I have heard no accredited military authority who thinks that we are in imminent danger of invasion from anywhere. What is more, if we can depend upon the statement of the Undersecretary of War—and I think he knows what he is talking about—we soon shall have the necessary men trained and under arms to turn any hostile approach to our shores into a first-class disaster for whomever tries it.

Two: I am unalterably opposed to any attempt on our part to further demand a place in the old world’s everlasting quarrels. Europe and Asia have been in constant battle over the balances of power for thousands of years, and they’ll be at it long after all of us here are gone. Our fathers came to this land to leave all that behind them. If we put ourselves back into it now, we shall lose this republic, a heritage we have all sworn to protect.

Along with several million other Americans, I spent two years overseas twenty-odd years ago, in a great crusade to save democracy. I have no regrets over that experience, costly as it was to this nation, not only economically, but morally and governmentally, if from it we learned our lesson: the utter futility of our intervention in European affairs. I shall not willingly allow my sons or any American sons to be committed to the policing of the rest of the world. I am unalterably opposed to stopping with their lives all or any wars which Europe and Asia want to start and about which we have never been consulted.

I am for America first. That may be treason to those who believe that all wars abroad are our wars and that we should let others fight our battles for us. I do not. I am for an impregnable defense for America. No foreign power nor group of powers will ever attack a prepared America.

The spokesmen of this administration told us in effect not so long ago that we must accept the fact that dictator nations can do things much more efficiently and effectively than we can. I disagree utterly. Given half a chance, a free America can out-do any of them. If necessary, we can whip them all put together.

Either the wars overseas are our wars or they are not. If they are, we should be in them now with everything we have. If they are not, we should obey the laws upon our own statute books and preserve America as a great citadel of enlightened democracy, which men and nations can repair for inspiration and guidance to a return of civilization, an America strong and unafraid.

I believe that the American people, through their elected representatives, are competent to make that decision, and that brings us straight to the legislation now under consideration, H.R. 1776. We all have heard that there has been some objection made to Senator Wheeler’s designation of this bill or its companion piece in the Senate as when he referred to it as the administration’s new AAA program.
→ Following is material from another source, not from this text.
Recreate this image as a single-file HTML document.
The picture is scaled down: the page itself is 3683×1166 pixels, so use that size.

There may be objection to calling it the war bill. So let’s simply refer to it instead as the triple threat bill: lease, lend, and lose America’s defenses. It is proposed at a time when we hear on all sides from practically the same people, or their echoes, is our time of greatest danger. I agree with them. I think it is myself. But that danger is not invasion from without. It is danger of disintegration from within.
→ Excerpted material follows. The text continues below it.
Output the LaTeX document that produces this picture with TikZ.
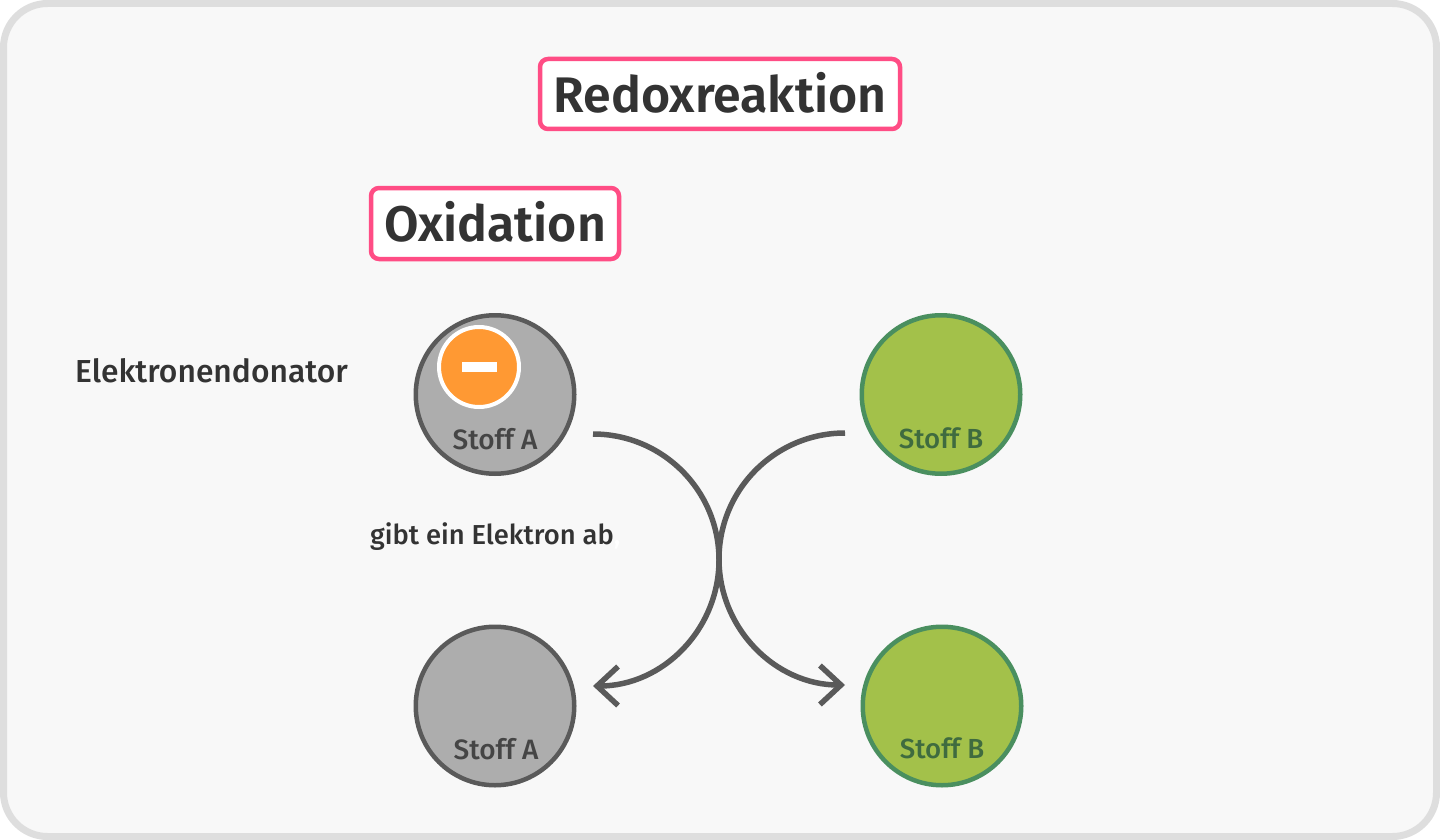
\documentclass[tikz,border=0pt]{standalone}
\usepackage{fontspec}
\setmainfont{Noto Sans}
\newfontfamily\medf{Fira Sans Medium}
\newfontfamily\semif{Fira Sans SemiBold}
\usetikzlibrary{arrows.meta}
\definecolor{frameline}{HTML}{DEDEDE}
\definecolor{framefill}{HTML}{F8F8F8}
\definecolor{pinkline}{HTML}{FF4D85}
\definecolor{ink}{HTML}{333333}
\definecolor{grayfill}{HTML}{ADADAD}
\definecolor{grayline}{HTML}{5A5A5A}
\definecolor{graytext}{HTML}{454545}
\definecolor{greenfill}{HTML}{A3C14A}
\definecolor{greenline}{HTML}{4A8F5F}
\definecolor{greentext}{HTML}{3F6B3F}
\definecolor{orangefill}{HTML}{FF9933}
\newcommand{\fsz}[1]{\fontsize{#1}{#1}\selectfont}
\tikzset{
  x=1pt,y=-1pt,
  titlebox/.style={draw=pinkline,line width=4.5pt,fill=white,rounded corners=8pt},
  titletext/.style={text=ink,inner sep=0pt,anchor=base,font=\semif\fsz{50}},
  plain/.style={text=ink,inner sep=0pt,anchor=base west,font=\medf\fsz{31.8}},
  graycirc/.style={circle,draw=grayline,fill=grayfill,line width=4.5pt,minimum size=158.5pt,inner sep=0pt},
  greencirc/.style={circle,draw=greenline,fill=greenfill,line width=4.5pt,minimum size=158.5pt,inner sep=0pt},
  graylabel/.style={text=graytext,inner sep=0pt,anchor=base,font=\medf\fsz{28}},
  greenlabel/.style={text=greentext,inner sep=0pt,anchor=base,font=\medf\fsz{27.6}},
  electron/.style={circle,draw=white,fill=orangefill,line width=4pt,minimum size=80pt,inner sep=0pt},
  minusbar/.style={fill=white,minimum width=35pt,minimum height=10pt,inner sep=0pt},
  curvearrow/.style={draw=grayline,line width=5.5pt,-{Straight Barb[length=21pt,width=39pt]}},
}
\begin{document}
\begin{tikzpicture}
\useasboundingbox (0,0) rectangle (1440,840);
\draw[draw=frameline,fill=framefill,line width=7pt,rounded corners=44pt] (3.5,3.5) rectangle (1436.5,836.5);
% title boxes
\draw[titlebox] (540,59) rectangle (900,129);
\node[titletext] (redox) at (720,112.5) {Redoxreaktion};
\draw[titlebox] (371,188) rectangle (619,259);
\node[titletext] (oxid) at (495,241) {Oxidation};
% circles
\node[graycirc] (a1) at (495,394.5) {};
\node[graycirc] (a2) at (495,706) {};
\node[greencirc] (b1) at (941,394.5) {};
\node[greencirc] (b2) at (942,706) {};
\node[electron] (e) at (479,367) {};
\node[minusbar] (m) at (e.center) {};
% labels
\node[graylabel] (la1) at (495,449) {Stoff A};
\node[graylabel] (la2) at (496,759) {Stoff A};
\node[greenlabel] (lb1) at (941,448.5) {Stoff B};
\node[greenlabel] (lb2) at (942,758.5) {Stoff B};
\node[plain] (don) at (75,382) {Elektronendonator};
\node[plain,font=\medf\fsz{27.4}] (gibt) at (370,544) {gibt ein Elektron ab\textcolor{white}{,}};
% connectors
\coordinate (s1) at ([xshift=98pt,yshift=-39.5pt]a1.center);
\coordinate (s2) at ([xshift=-96pt,yshift=-38.5pt]b1.center);
\draw[curvearrow] (s1) arc[start angle=-90,end angle=90,radius=126];
\draw[curvearrow] (s2) arc[start angle=-90,end angle=-270,radius=126];
\end{tikzpicture}
\end{document}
There is a strange significance to the number assigned by chance to this bill in the House of Representatives, 1776. It is hardly the same thing we have always celebrated, not I hope for the last time, on the Fourth of July. This is not a declaration of independence, except for the president, who would be free indeed from necessity of consulting with the representatives of the people whom we elected for just that purpose. For the rest of us, it would be a declaration of dependence, of decadence, of destruction to America. “Temporary, only temporary,” say its proponents. Might we answer, with all due respect, “yes, we’ve heard that before”?
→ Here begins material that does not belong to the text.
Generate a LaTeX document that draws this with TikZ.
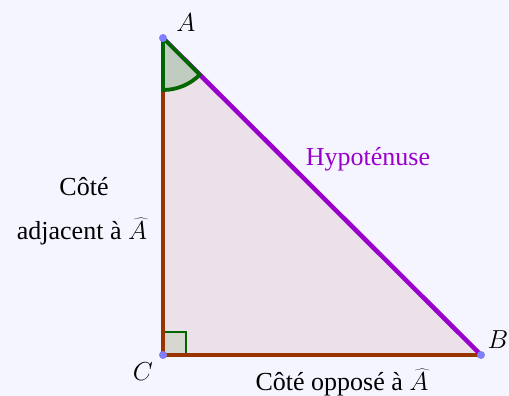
\RequirePackage{fix-cm}
\documentclass[tikz,border=0pt]{standalone}
\usepackage{fontspec}
\setmainfont{Liberation Serif}
\definecolor{bgc}{HTML}{F5F5FF}
\definecolor{trifill}{HTML}{ECE1E8}
\definecolor{sidec}{HTML}{993300}
\definecolor{hypc}{HTML}{9900CC}
\definecolor{angc}{HTML}{006600}
\definecolor{angfill}{HTML}{C0CCC0}
\definecolor{rafill}{HTML}{D6D6D0}
\definecolor{ptc}{HTML}{7F7FFF}
\begin{document}
\begin{tikzpicture}[x=1pt,y=-1pt,
  lbl/.style={anchor=base,inner sep=0pt,font=\fontsize{26}{31}\selectfont},
  side/.style={draw=sidec,line width=4.2pt},
  pt/.style={circle,fill=ptc,inner sep=0pt,minimum size=8pt}]
\fill[bgc] (0,0) rectangle (509,396);
\useasboundingbox (0,0) rectangle (509,396);
\coordinate (A) at (163,38);
\coordinate (B) at (481,355);
\coordinate (C) at (163,355);
\fill[trifill] (A) -- (B) -- (C) -- cycle;
\filldraw[fill=rafill,draw=angc,line width=1.6pt] (C) rectangle ++(23,-23);
\draw[side] (A) -- (C) -- (B);
\draw[hypc,line width=4.5pt] (A) -- (B);
\filldraw[fill=angfill,draw=angc,line width=3.8pt,line join=round] (A) -- ++(-90:52pt) arc[start angle=-90,end angle=-45,radius=52pt] -- cycle;
\node[pt] (pA) at (A) {};
\node[pt] (pB) at (B) {};
\node[pt] (pC) at (C) {};
\node[lbl] (lA) at (186,32) {$A$};
\node[lbl] (lB) at (498,348) {$B$};
\node[lbl] (lC) at (143,380) {$C$};
\node[lbl,text=hypc] (hyp) at (368,165) {Hypoténuse};
\node[lbl] (adj1) at (84,195) {Côté};
\node[lbl] (adj2) at (82,239) {adjacent à $\widehat{A}$};
\node[lbl] (opp) at (342,390) {Côté opposé à $\widehat{A}$};
\end{tikzpicture}
\end{document}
I’m against the abdication by Congress, almost at the moment it is seated, I am against the delegation of the powers given to it by the Constitution to any one man, no matter how wise and able he may be. That would be, in my opinion, a direct scuttling of our form of government, a betrayal of the American people, a direct violation of the basic law of this land, the Constitution. The first responsibility of every American is to his fellow Americans. The first responsibility of our government is to the American people, not to the rest of the world, no matter how sorely beleaguered it may be. There can be but one test, and only one test, for every measure which comes before the American Congress: first, is it good for America? This legislation, under the guise of aid to democracy abroad, destroys our democratic processes at home. A vote in its favor by any man would be to my mind a confession that democracy will not work in an emergency. It would constitute his personal admission that he has lost faith in America, its people, its form of government. It would serve notice to all who believe in dictatorship that they were right, that we have always been wrong. It would be hoisting the white flag of surrender for free men everywhere.

Without outlining the powers and their limitations imposed by our Constitution, we can all well remember that alliances with foreign powers are accomplished by legislation in the United States. Not by decree or will of the head of the state as in most other lands. The American people are the stockholders of the United States. They elect a Congress who act as their board of directors, and they elect a president and general manager. Board of directors is the policy-making body, and upon the general manager rests the duty of carrying out the policies of the board, of Congress. Congress is vested with the sole legislative power of the federal government. The people of the United States in electing a Congress have a right to rely upon the constitutional powers under which the Congress is to act. Congress cannot escape that responsibility by giving blanket authority to the chief executive. In my opinion, the adoption of this legislation would constitute something much more reprehensible than that. It would in reality be throwing the greatest, and up until now the most successful going business in history, these United States, into receivership and appointing the president its receiver. Are we as bankrupt in courage, in character, in fiber, as that? The passage of this bill would mean to me that we were willing to quit as a republic. Give a receiver the power to liquidate it, not for the benefit of the stockholders--the people of the United States--but for some hypothetical creditors to whom we owe nothing. If the board of directors of any corporation should do such an act, there is not a court in the land that would not instantly remove them and subject them to penalties for a failure to perform their trust and their duty.

A few days ago over the air, Guy? Gillette, United States Senator from Iowa, my own state, spoke to the question before the nation. I am not of his political faith, but I was proud to hear him. And as one listener, out on a farm in the state he represents, to second with my heart the words he said. Twenty-three years ago, he told us, as an American soldier in France, he went down on his knees in the mud and swore to his God that he would do everything within his power to prevent that sort of experience again for American boys. He made a plea for open and free discussion, that the will of the American people might be fully developed and translated into action by Congress, that they might have guidance in the situation which may well hold in balance the whole future of the United States as a free land of free people. The issue was not before the people in the last campaign. Now your voice must and should be heard. If you don’t want to go to war, without being asked, write your senators and congressmen tonight.